# [Aim]
Retype all of the data. Every line must match exactly.

# [Source data]
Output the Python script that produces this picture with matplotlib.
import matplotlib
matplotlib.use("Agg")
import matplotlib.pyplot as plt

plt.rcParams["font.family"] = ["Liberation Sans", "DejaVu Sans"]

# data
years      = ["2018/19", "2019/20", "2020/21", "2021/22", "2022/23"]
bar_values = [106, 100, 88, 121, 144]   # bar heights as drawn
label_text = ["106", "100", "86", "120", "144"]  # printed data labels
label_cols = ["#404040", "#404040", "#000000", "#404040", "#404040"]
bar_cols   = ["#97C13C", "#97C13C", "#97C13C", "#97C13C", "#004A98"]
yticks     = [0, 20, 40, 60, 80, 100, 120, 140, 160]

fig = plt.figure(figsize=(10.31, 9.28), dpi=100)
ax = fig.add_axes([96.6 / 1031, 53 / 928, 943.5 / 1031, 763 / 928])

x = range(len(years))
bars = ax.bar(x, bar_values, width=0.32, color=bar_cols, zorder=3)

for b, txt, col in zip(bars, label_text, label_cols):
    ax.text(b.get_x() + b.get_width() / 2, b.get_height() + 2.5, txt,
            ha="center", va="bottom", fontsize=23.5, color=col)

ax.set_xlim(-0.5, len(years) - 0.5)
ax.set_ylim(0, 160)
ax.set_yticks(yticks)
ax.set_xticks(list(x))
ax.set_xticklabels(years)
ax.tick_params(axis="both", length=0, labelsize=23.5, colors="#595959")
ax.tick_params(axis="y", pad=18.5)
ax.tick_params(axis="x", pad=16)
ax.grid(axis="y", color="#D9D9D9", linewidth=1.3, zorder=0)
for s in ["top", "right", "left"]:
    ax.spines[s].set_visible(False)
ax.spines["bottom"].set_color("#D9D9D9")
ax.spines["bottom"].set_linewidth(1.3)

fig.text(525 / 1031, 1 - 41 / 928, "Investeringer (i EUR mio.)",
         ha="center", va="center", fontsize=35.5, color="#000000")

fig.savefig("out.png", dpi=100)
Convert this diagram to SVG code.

# [Solution to the exercise]
Output the Python script that produces this picture with matplotlib.
import matplotlib
matplotlib.use("Agg")
import matplotlib.pyplot as plt

plt.rcParams["font.family"] = ["Liberation Sans", "DejaVu Sans"]

# data
years      = ["2018/19", "2019/20", "2020/21", "2021/22", "2022/23"]
bar_values = [106, 100, 88, 121, 144]   # bar heights as drawn
label_text = ["106", "100", "86", "120", "144"]  # printed data labels
label_cols = ["#404040", "#404040", "#000000", "#404040", "#404040"]
bar_cols   = ["#97C13C", "#97C13C", "#97C13C", "#97C13C", "#004A98"]
yticks     = [0, 20, 40, 60, 80, 100, 120, 140, 160]

fig = plt.figure(figsize=(10.31, 9.28), dpi=100)
ax = fig.add_axes([96.6 / 1031, 53 / 928, 943.5 / 1031, 763 / 928])

x = range(len(years))
bars = ax.bar(x, bar_values, width=0.32, color=bar_cols, zorder=3)

for b, txt, col in zip(bars, label_text, label_cols):
    ax.text(b.get_x() + b.get_width() / 2, b.get_height() + 2.5, txt,
            ha="center", va="bottom", fontsize=23.5, color=col)

ax.set_xlim(-0.5, len(years) - 0.5)
ax.set_ylim(0, 160)
ax.set_yticks(yticks)
ax.set_xticks(list(x))
ax.set_xticklabels(years)
ax.tick_params(axis="both", length=0, labelsize=23.5, colors="#595959")
ax.tick_params(axis="y", pad=18.5)
ax.tick_params(axis="x", pad=16)
ax.grid(axis="y", color="#D9D9D9", linewidth=1.3, zorder=0)
for s in ["top", "right", "left"]:
    ax.spines[s].set_visible(False)
ax.spines["bottom"].set_color("#D9D9D9")
ax.spines["bottom"].set_linewidth(1.3)

fig.text(525 / 1031, 1 - 41 / 928, "Investeringer (i EUR mio.)",
         ha="center", va="center", fontsize=35.5, color="#000000")

fig.savefig("out.png", dpi=100)
Convert this diagram to SVG code.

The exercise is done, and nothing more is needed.